Por outro lado, se se construiram estradas e infra-estruturas que nos ligaram à Europa e permitiram um melhor escoamento dos nossos produtos, deve-se notar que, por exemplo,
a Irlanda apostou numa formação superior, na modernização da sua agricultura e pesca e numa economia competitiva. Com dinheiros europeus. Portugal usou esses fundos essencialmente para construção de infra-estruturas. Opções? Sim. Porém, o
dinheiro da CEE/UE não é infinito e, portanto, deveria ter sido usado (até numa lógica de pacto de regime) na modernização da nossa capacidade técnico-produtiva e que a longo prazo (os vinte anos que completamos agora) iria seguramente produzir por ela própria as verbas necessárias para estradas e infra-estruturas. É o que ocorre, aliás, na Irlanda. E, no entanto, a Irlanda também investiu em infra-estruturas.
O nosso erro foi investir só nestas. Mais uma vez
os responsáveis políticos não podem ser desculpabilizados. Isto é uma crítica válida para Cavaco e Guterres. Porém, isso não desculpabiliza Cavaco.

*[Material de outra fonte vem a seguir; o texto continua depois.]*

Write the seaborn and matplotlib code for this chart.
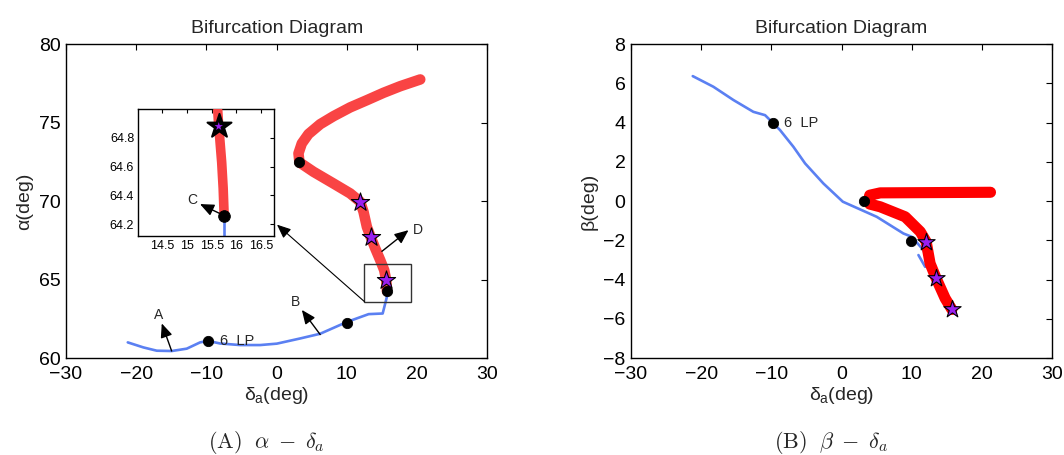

Em geral, as infra-estruturas geraram um crescimento económico a curto prazo (através das empresas de construção), porém, não se traduziram num investimento proveitoso a médio prazo. E basta ver que isso não capacitou as empresas de construção para actuarem de forma independente no exterior.
Deste modo,
Cavaco não poderia ter do ponto vista económico o meu voto. Cavaco Silva fala agora que a ocupação de cargos públicos conforme cor partidária foi um erro. Não obstante,
não deixa de ser interessante que seguinto esta lógica, Cavaco poderá ser levado a nomear ao invés de militantes socialistas, militantes do PSD e CDS. Isto é, na prática, militantes dos partidos que o apoiaram. Gostaria de ver tal afirmação caso o governo fosse social-democrata. Sendo socialista não me espanta.

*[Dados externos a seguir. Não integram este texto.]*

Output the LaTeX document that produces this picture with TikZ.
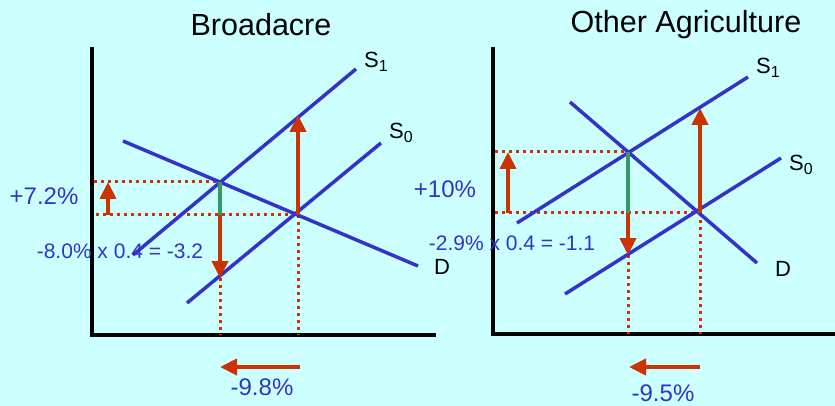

Do ponto de vista político podia só destacar o modo como foram tratadas figuras valiosas como Eurico de Melo, Fernando Nogueira e Cadilhe. Cavaco que é incapaz na sua auto-biografia de criticar Santana Lopes e de explicar porque não o elevou a ministro. faz-lhe mesmo elogios, para meses depois lhe chamar de má moeda. É pois uma pessoa cujas opiniões se centram no politicamente correcto. Eu pessoalmente
gosto de opiniões frontais (concorde com elas ou não).Cavaco tem um projecto governativo para Belém. Isso é inconstitucional. E poderá mesmo gerar confrontos com o Governo.
Não digo que Cavaco demita o Governo, mas pode desgastá-lo. Eu pessoalmente não acredito que o PSD constitua opção. Infelizmente, também não creio que Cavaco tenha cultura humanista (independentemente de ter ou não cultura livresca) para o diálogo. E isso em Belém é muito importante.
Em Belém não se pede um projecto governativo, mas alguém cujo perfil é de uma pessoa sensível e capaz de gerir os imprevistos que surjam de uma forma consensual e imparcial. Para mim essa pessoa (digo-o muito claramente) é
Manuel Alegre.
Manuel Alegre que tem mostrado, nos seus discursos, uma preocupação constante pelas Forças Armadas e sua dignificação e modernização. Manuel Alegre que, coerente com os seus princípios, fez a guerra para ter a capacidade moral para a criticar. Manuel Alegre que foi o deputado socialista que mais votou contra o seu próprio partido. Manuel Alegre que se manteve distante e críticos face à lógica do poder - por exemplo, na célebre questão do "queijo limiano". Pensem nestes factos.